Какая разница между частями и стихиями?[722]
Одна — это та, что части всегда состоят из тех же самых стихий, что и целое. В самом деле, части состоящего из стихий, например жилы, есть те же самые четыре стихии, что и у любой ее части. При этом сами стихии, например огонь и земля, являются более простыми, чем какая бы то ни было часть, даже та часть жилы, которая кажется мельчайшей[723].Другое отличие — это то, что части всегда сохраняют собственное членение, в соответствии с которым они были выделены[724]
,— ведь если бы они его не сохраняли, то уже не были бы частями. Что же касается стихий, то они не допускают какой бы то ни было раздельности, а полностью сливаются и приходят к единству, и бытие их и состоит в том, чтобы никоим образом не проявлять собственной раздельности, а тем более своих очертаний.Третье их различие — это то, что стихии не принадлежат к одной природе с тем, что из них состоит, за исключением разве что самого того, что речь идет о стихиях; я имею в виду, например, то, что стихии нашего тела существуют в согласии не с эйдосом их смешения: если, скажем, им случится быть костями или мясом, то они становятся соразмерными и подобными эйдосу[725]
, например, костей и мяса, и, однако, сами по себе они принадлежат к иной ипостаси. Точно так же и в случае, если бы существовали некие стихии сущности, сами по себе они не были бы сущностями. Ведь сущность тогда была бы составлена из стихий, а сами последние уже не были бы такими составленными. Итак, крайними состояниями многого оказываются, с одной стороны, то, что определено как собственная ипостась[726], а с другой — то, что слито в одном общем единстве всего; среднее же положение занимают части и связанная с ними расчлененность, поскольку части уже некоторым образом отстоят друг от друга, но еще не образуют собственной содержательной определенности.Однако если все многое по природе различается именно в описанном смысле, то почему бы четырем стихиями не быть еще и какими-либо видами и почему бы так называемым родам сущего также не быть видами? Впрочем, иногда как о стихиях говорят и о родах сущности[727]

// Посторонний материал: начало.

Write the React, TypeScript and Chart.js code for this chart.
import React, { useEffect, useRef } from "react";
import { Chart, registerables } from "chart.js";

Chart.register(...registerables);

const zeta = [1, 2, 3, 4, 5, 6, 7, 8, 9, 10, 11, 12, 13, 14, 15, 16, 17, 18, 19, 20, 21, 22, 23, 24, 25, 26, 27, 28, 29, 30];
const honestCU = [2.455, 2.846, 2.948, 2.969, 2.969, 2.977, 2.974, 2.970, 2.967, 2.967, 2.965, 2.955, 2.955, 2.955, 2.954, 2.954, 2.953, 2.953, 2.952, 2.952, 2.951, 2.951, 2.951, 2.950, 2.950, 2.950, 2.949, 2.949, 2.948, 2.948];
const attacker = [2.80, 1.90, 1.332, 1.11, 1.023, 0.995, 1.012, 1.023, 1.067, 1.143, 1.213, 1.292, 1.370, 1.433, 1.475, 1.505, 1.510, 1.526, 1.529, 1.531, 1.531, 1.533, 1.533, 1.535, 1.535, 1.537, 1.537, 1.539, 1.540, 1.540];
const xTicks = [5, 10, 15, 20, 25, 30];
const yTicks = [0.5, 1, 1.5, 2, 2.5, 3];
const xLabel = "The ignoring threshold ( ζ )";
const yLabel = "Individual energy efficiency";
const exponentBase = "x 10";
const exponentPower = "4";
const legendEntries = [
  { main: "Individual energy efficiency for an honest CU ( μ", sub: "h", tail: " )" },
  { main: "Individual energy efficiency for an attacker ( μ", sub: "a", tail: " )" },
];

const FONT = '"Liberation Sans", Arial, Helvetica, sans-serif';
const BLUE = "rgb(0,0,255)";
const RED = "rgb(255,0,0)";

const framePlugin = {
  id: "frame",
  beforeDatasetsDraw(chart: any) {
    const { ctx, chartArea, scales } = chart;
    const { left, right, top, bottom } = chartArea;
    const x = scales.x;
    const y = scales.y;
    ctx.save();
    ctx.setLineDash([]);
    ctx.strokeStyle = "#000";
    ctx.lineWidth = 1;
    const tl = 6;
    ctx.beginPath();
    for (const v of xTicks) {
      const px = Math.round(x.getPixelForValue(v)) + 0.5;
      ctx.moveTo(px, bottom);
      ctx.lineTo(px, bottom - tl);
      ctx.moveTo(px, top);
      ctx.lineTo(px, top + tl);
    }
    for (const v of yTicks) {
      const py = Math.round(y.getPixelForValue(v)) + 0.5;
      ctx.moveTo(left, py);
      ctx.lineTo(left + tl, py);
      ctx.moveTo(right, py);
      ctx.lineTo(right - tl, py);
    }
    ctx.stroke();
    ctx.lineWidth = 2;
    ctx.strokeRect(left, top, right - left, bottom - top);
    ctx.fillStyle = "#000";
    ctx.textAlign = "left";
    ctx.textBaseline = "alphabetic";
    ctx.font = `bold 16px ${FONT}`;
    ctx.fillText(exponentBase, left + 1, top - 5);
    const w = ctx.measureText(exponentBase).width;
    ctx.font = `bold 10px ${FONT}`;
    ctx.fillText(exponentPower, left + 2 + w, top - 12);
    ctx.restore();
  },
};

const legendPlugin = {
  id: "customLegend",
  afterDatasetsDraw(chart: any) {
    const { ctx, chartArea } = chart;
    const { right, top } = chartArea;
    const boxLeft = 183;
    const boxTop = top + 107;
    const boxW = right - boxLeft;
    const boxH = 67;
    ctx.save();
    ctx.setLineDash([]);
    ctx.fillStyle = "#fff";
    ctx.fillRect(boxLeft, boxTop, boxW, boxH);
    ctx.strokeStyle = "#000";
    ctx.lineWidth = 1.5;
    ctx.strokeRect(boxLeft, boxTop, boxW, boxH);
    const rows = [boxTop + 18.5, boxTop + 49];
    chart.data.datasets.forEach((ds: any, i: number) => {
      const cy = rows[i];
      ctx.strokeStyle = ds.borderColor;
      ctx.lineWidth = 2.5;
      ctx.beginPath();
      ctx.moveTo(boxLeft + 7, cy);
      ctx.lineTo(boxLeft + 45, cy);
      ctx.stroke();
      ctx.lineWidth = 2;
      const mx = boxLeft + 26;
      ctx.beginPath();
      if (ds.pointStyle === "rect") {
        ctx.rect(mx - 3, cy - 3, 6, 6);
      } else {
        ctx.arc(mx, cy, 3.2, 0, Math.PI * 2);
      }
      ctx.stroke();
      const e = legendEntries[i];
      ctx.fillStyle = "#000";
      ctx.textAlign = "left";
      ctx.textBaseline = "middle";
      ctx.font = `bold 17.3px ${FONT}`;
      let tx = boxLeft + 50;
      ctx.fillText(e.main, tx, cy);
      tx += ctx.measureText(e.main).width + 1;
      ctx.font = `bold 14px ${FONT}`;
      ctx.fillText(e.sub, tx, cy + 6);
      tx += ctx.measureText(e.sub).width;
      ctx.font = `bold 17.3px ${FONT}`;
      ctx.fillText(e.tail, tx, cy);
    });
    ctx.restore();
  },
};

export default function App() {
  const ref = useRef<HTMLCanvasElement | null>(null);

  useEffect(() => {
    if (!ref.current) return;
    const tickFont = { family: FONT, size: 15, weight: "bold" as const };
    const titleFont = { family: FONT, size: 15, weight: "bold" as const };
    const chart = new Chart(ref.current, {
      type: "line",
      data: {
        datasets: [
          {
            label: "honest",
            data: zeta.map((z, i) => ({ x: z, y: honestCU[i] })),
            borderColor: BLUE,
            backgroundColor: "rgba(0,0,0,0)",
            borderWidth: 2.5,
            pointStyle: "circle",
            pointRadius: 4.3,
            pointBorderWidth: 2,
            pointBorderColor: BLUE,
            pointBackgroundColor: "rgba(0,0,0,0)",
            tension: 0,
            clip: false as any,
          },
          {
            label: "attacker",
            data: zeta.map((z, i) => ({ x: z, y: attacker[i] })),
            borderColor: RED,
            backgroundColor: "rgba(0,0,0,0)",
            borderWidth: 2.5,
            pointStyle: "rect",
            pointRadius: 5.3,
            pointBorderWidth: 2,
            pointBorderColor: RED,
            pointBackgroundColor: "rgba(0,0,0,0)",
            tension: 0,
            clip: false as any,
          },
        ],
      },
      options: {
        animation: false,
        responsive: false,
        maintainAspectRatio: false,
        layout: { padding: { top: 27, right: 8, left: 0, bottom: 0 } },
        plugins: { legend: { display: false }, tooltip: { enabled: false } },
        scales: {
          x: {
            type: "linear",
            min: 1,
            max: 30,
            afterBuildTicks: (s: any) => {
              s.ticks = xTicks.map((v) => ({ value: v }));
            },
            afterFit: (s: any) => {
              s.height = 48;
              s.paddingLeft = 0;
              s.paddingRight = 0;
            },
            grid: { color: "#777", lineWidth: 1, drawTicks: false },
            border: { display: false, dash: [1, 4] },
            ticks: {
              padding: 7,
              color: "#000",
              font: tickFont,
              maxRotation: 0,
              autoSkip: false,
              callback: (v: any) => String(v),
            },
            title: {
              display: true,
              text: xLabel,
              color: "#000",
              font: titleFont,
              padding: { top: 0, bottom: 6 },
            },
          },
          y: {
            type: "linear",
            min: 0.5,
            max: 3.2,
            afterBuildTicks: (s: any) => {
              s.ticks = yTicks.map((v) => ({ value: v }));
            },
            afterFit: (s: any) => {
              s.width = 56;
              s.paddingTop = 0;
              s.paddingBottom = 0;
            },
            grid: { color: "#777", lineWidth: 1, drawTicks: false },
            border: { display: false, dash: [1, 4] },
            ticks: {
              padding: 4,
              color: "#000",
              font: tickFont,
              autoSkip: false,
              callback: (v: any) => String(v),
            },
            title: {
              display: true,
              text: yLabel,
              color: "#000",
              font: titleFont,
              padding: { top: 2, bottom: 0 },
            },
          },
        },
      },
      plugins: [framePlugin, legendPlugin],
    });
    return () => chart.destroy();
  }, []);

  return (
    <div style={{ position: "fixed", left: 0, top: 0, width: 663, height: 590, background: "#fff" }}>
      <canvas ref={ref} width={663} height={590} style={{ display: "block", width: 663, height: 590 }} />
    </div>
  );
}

; их относят к сущему потому, что их слиянием является сущность. Если же кто-нибудь скажет, что роды — это виды, но не стихии, то чем же окажутся подлинные стихии? В самом деле, разве можем мы найти что-то более простое, нежели роды сущего?[728] Тем не менее они, похоже, являются еще и видами, сохраняющими собственные очертания, так как в сущности заключены и покой и движение как нечто зримое, и то же самое относится к любой другой паре родов. Почему сущности соответствуют также части человека: голова, руки и ноги? Почему целое может состоять и из таких частей, которые сами являются целыми — я говорю о Солнце, о Луне и обо всех остальных <звездах>, каждая из которых есть целостный вид, и о наших частях, облик которых может быть как-то описан на основании собственных видовых различий и которые неодинаковы?В ответ необходимо сказать, что низшее всегда причастно высшему. Стало быть, виды есть одновременно также части и стихии и, в свою очередь, части — это стихии, но никак не наоборот. В самом деле, среди видов одни оказываются проще других, а простые части[729]
становятся стихиями составных предметов, не терпящими расчленения составного, которое оказывается разделением на части того, что образовано из стихий, присутствующих уже в первой его ипостаси[730]. Эта ипостась будет более всего неделимой, конечно же, вследствие самого способа ее образования путем слияния стихий и потому, что, прежде чем получить некую определенность, она в силу необходимости полностью разделяется и в этой раздельности возникает некоторый порядок ее частей,— ведь необходимо, чтобы произошло распадение единства на части и чтобы поэтому на свет появилась совершенная эйдетическая раздельность[731]. Вообще же, когда виды стремятся обрести собственную определенность, все те из них, которые не желают для себя собственного положения, собираются воедино, тоскуя по изначальной природе, и вот тогда-то они и становятся также и частями, так что в качестве их соединения как чего-то простого необходимо понимать их и как виды, и как части, и одновременно — но на ином основании — как виды и как стихии[732]. Однако при этом они не сливаются в тождестве, но, будучи объединенными и являясь некой предельной слитностью, окажутся стихиями, в качестве же обособленных друг от друга их правильнее называть видами, а как некоторым образом все еще обособляющиеся — в смысле двунаправленного среднего положения обсуждаемой ипостаси — они прежде всего именуются частями[733].